Francisco Tropa não pretende regular o tempo, como o cinema passou a fazer: através da câmara, o tempo pode ser acelerado, invertido, prolongado. Em Scenario, o artista estilhaça o tempo, porque nele percepcionamos a criação, experimentamo-la, num tempo que filtrou todo o processo de criação da obra e de experiência num só momento.
A origem da obra está à nossa frente: quando vemos o próprio referente da imagem projectado, ou seja, deparamo-nos com o objecto e a projecção frente a frente, sem esconder a origem da imagem projectada no ecrã.


Para além da construção de um espaço imaginário e enigmático, onde a própria criação nos é revelada, onde o processo de construção de uma imagem nos é demonstrado, desde a sua origem ao resultado final, Scenario é novamente o estilhaçar do tempo: a ampulheta e as gotas de água (clepsidras) que caem medem o tempo; uma folha seca representa o tempo que passa; já uma mosca morta comprova o tempo da morte; mas o filamento incandescente de uma lâmpada destaca o tempo de vida.
Em suma, Scenario, acima de tudo, abarca os dois grandes temas da arte do século XX e XXI: o espaço e o tempo.

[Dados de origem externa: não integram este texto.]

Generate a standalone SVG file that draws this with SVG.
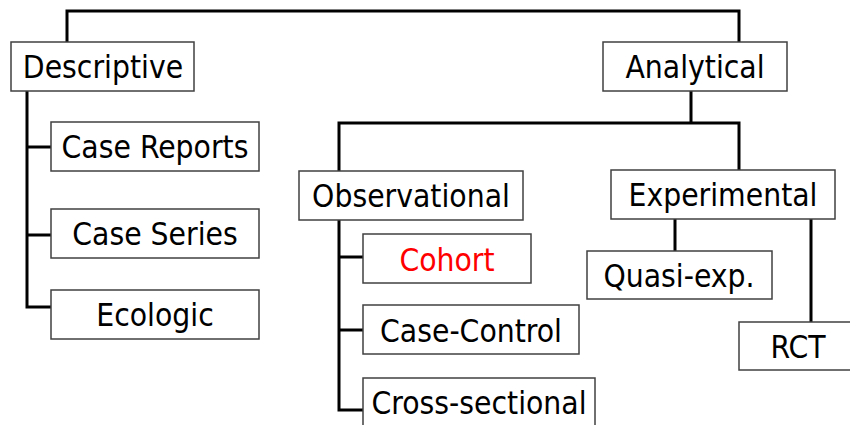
<svg xmlns="http://www.w3.org/2000/svg" width="850" height="425" viewBox="0 0 850 425">
<style>
.box{fill:#fff;stroke:#404040;stroke-width:1.5}
.lbl{font-family:"DejaVu Sans Condensed","DejaVu Sans",sans-serif;font-stretch:condensed;font-size:31.5px;fill:#000;text-anchor:middle}
.red{fill:#ff0000}
.con{fill:none;stroke:#000;stroke-width:3;stroke-linejoin:miter;stroke-linecap:square}
</style>
<rect width="850" height="425" fill="#fff"/>
<g id="connectors">
<path class="con" d="M67,42 V11 H739 V42"/>
<path class="con" d="M27,91 V307 H51 M27,147 H51 M27,235 H51"/>
<path class="con" d="M691,91 V123 M339,171 V123 H739 V170"/>
<path class="con" d="M339,220 V410 H363 M339,257 H363 M339,330 H363"/>
<path class="con" d="M675,219 V251 M811,219 V322"/>
</g>
<g id="descriptive"><rect class="box" x="11" y="42" width="183" height="49"/><text class="lbl" x="103" y="78">Descriptive</text></g>
<g id="analytical"><rect class="box" x="603" y="42" width="184" height="49"/><text class="lbl" x="695" y="78">Analytical</text></g>
<g id="case-reports"><rect class="box" x="51" y="122" width="208" height="49"/><text class="lbl" x="155" y="158">Case Reports</text></g>
<g id="case-series"><rect class="box" x="51" y="209" width="208" height="49"/><text class="lbl" x="155" y="245">Case Series</text></g>
<g id="ecologic"><rect class="box" x="51" y="290" width="208" height="49"/><text class="lbl" x="155" y="326">Ecologic</text></g>
<g id="observational"><rect class="box" x="299" y="171" width="224" height="49"/><text class="lbl" x="411" y="207">Observational</text></g>
<g id="experimental"><rect class="box" x="611" y="170" width="224" height="49"/><text class="lbl" x="723" y="206">Experimental</text></g>
<g id="cohort"><rect class="box" x="363" y="234" width="168" height="49"/><text class="lbl red" x="447" y="271">Cohort</text></g>
<g id="case-control"><rect class="box" x="363" y="305" width="216" height="49"/><text class="lbl" x="471" y="342">Case-Control</text></g>
<g id="cross-sectional"><rect class="box" x="363" y="378" width="232" height="60"/><text class="lbl" x="479" y="414">Cross-sectional</text></g>
<g id="quasi-exp"><rect class="box" x="587" y="251" width="185" height="48"/><text class="lbl" x="679" y="287">Quasi-exp.</text></g>
<g id="rct"><rect class="box" x="739" y="322" width="118" height="48"/><text class="lbl" x="798" y="358">RCT</text></g>
</svg>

Com efeito, não é somente o tema da Luz, longe disso, que a Bienal de Veneza de 2011 nos apresenta. Relembrando o vencedor do Leão de Ouro para melhor artista da Bienal, o californiano Christian Marclay com o fabuloso The Clock (2010), exibe uma obra sobre o tempo, a duração e o cinema, constituída por centenas de fragmentos de filmes, criando 24 horas de filme, sincronizando o local e as horas do sítio onde se está, com o próprio filme.
Contradizendo-se a si mesma, com o enorme número de obras e de artistas que apresenta, a memória da 54.ª Bienal de Veneza, ficará fortemente marcada por obras que procuram reflectir sobre o tempo que não se tem e sobre o tempo que é necessário para Ver.

A oportunidade, a não perder, de ver Scenario em Lisboa vai acontecer de 15 de Fevereiro a 15 de Abril de 2012, no Museu Berardo.